- WRITTEN REQUEST
Transcribe every line from the top down to the line with "0.002, 0.001, 0.0]", both ends included, but not the pictures.

+++++

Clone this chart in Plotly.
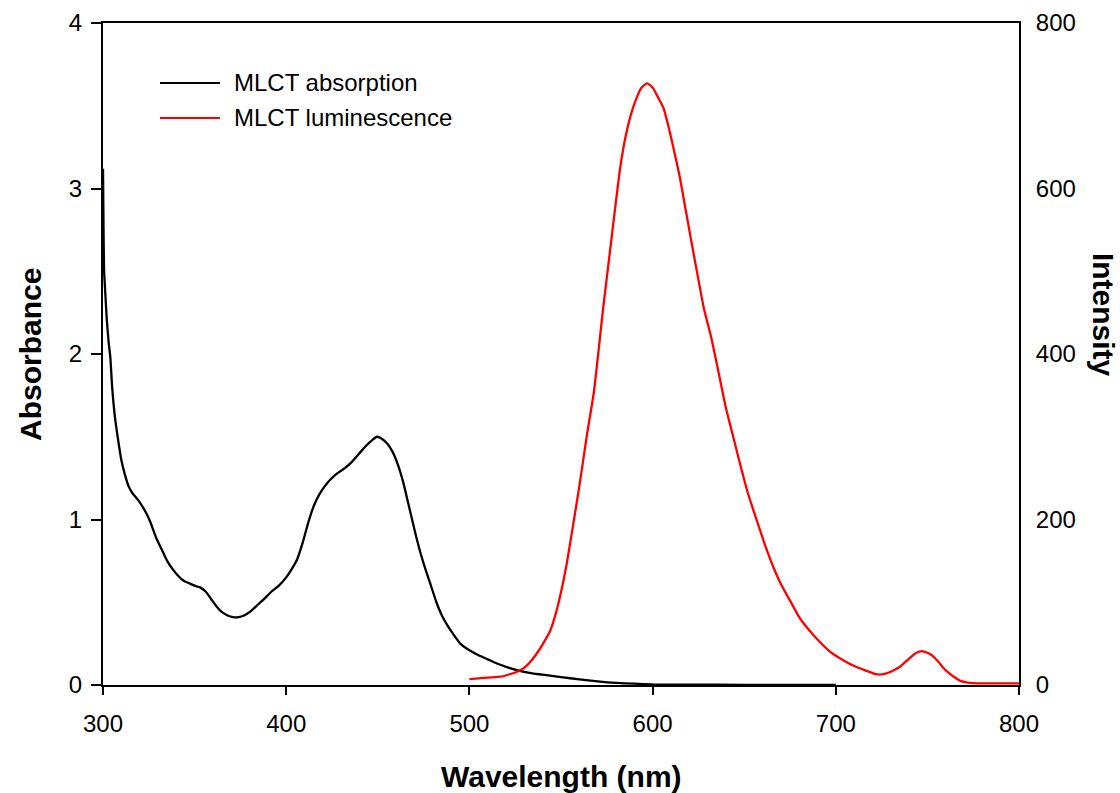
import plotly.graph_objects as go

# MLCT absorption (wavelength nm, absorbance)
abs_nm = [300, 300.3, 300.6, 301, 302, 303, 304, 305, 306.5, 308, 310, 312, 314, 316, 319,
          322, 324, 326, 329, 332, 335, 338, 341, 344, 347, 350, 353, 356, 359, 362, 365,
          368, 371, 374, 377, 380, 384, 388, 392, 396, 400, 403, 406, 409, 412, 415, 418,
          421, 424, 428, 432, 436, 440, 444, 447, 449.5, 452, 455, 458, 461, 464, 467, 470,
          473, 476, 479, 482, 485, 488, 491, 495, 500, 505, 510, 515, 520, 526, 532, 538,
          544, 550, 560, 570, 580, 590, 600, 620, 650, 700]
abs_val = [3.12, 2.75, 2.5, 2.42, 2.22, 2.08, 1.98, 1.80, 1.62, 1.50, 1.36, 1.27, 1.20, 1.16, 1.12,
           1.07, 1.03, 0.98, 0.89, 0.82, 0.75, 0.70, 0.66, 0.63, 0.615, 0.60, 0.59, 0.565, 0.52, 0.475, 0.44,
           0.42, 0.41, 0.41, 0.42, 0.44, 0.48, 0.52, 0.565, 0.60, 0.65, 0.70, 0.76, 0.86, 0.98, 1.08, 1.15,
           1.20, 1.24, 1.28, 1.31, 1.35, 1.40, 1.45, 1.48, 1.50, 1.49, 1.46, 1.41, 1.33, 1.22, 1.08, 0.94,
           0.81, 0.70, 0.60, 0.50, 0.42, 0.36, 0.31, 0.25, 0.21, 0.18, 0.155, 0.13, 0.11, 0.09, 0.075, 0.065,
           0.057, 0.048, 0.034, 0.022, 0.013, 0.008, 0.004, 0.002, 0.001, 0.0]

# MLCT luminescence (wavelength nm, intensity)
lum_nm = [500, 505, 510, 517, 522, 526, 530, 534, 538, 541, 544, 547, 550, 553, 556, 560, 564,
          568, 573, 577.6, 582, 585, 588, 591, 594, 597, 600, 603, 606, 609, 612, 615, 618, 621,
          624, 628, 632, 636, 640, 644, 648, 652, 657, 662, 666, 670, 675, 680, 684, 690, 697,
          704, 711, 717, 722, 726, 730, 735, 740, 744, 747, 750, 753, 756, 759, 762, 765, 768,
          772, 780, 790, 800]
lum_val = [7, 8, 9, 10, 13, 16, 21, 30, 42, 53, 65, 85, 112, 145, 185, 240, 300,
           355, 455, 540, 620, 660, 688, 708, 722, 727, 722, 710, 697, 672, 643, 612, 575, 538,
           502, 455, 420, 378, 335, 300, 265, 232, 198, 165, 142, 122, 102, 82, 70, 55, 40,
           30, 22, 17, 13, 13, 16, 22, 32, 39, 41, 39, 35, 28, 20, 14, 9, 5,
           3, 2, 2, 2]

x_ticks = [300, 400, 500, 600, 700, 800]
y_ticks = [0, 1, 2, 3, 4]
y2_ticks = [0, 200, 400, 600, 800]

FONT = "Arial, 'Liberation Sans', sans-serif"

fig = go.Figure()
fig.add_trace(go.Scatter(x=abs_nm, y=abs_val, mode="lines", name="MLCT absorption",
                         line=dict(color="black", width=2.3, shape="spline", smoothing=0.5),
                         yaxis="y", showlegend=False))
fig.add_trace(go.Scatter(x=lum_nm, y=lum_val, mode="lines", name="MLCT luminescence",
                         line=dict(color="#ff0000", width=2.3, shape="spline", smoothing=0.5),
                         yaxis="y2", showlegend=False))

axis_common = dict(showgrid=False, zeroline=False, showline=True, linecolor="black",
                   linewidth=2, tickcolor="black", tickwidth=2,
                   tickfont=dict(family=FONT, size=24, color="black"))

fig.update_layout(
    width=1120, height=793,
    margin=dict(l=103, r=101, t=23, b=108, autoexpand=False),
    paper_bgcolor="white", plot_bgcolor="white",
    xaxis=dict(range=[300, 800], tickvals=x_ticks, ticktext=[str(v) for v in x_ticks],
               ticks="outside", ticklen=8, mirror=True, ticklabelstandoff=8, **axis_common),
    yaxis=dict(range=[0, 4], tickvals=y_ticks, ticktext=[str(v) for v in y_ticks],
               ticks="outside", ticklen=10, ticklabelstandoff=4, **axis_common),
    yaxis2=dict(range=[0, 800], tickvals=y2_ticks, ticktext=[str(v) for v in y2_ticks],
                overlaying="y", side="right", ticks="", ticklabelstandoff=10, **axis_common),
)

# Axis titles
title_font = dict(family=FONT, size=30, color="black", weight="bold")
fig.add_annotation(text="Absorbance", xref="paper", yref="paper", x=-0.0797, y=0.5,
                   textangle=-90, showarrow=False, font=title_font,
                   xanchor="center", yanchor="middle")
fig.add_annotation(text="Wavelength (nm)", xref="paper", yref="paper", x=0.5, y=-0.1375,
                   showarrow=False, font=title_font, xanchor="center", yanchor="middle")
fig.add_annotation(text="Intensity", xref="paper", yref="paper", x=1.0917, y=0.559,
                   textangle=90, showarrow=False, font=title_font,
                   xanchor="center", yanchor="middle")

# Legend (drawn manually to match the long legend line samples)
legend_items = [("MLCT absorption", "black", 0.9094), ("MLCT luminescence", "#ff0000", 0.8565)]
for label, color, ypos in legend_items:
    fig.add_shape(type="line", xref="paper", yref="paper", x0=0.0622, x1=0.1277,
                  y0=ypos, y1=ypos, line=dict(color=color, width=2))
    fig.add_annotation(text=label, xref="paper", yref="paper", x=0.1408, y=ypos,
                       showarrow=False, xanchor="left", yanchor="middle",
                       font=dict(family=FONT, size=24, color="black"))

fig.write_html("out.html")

+++++

- FINAL RESULT
Clone this chart in Plotly.
import plotly.graph_objects as go

# MLCT absorption (wavelength nm, absorbance)
abs_nm = [300, 300.3, 300.6, 301, 302, 303, 304, 305, 306.5, 308, 310, 312, 314, 316, 319,
          322, 324, 326, 329, 332, 335, 338, 341, 344, 347, 350, 353, 356, 359, 362, 365,
          368, 371, 374, 377, 380, 384, 388, 392, 396, 400, 403, 406, 409, 412, 415, 418,
          421, 424, 428, 432, 436, 440, 444, 447, 449.5, 452, 455, 458, 461, 464, 467, 470,
          473, 476, 479, 482, 485, 488, 491, 495, 500, 505, 510, 515, 520, 526, 532, 538,
          544, 550, 560, 570, 580, 590, 600, 620, 650, 700]
abs_val = [3.12, 2.75, 2.5, 2.42, 2.22, 2.08, 1.98, 1.80, 1.62, 1.50, 1.36, 1.27, 1.20, 1.16, 1.12,
           1.07, 1.03, 0.98, 0.89, 0.82, 0.75, 0.70, 0.66, 0.63, 0.615, 0.60, 0.59, 0.565, 0.52, 0.475, 0.44,
           0.42, 0.41, 0.41, 0.42, 0.44, 0.48, 0.52, 0.565, 0.60, 0.65, 0.70, 0.76, 0.86, 0.98, 1.08, 1.15,
           1.20, 1.24, 1.28, 1.31, 1.35, 1.40, 1.45, 1.48, 1.50, 1.49, 1.46, 1.41, 1.33, 1.22, 1.08, 0.94,
           0.81, 0.70, 0.60, 0.50, 0.42, 0.36, 0.31, 0.25, 0.21, 0.18, 0.155, 0.13, 0.11, 0.09, 0.075, 0.065,
           0.057, 0.048, 0.034, 0.022, 0.013, 0.008, 0.004, 0.002, 0.001, 0.0]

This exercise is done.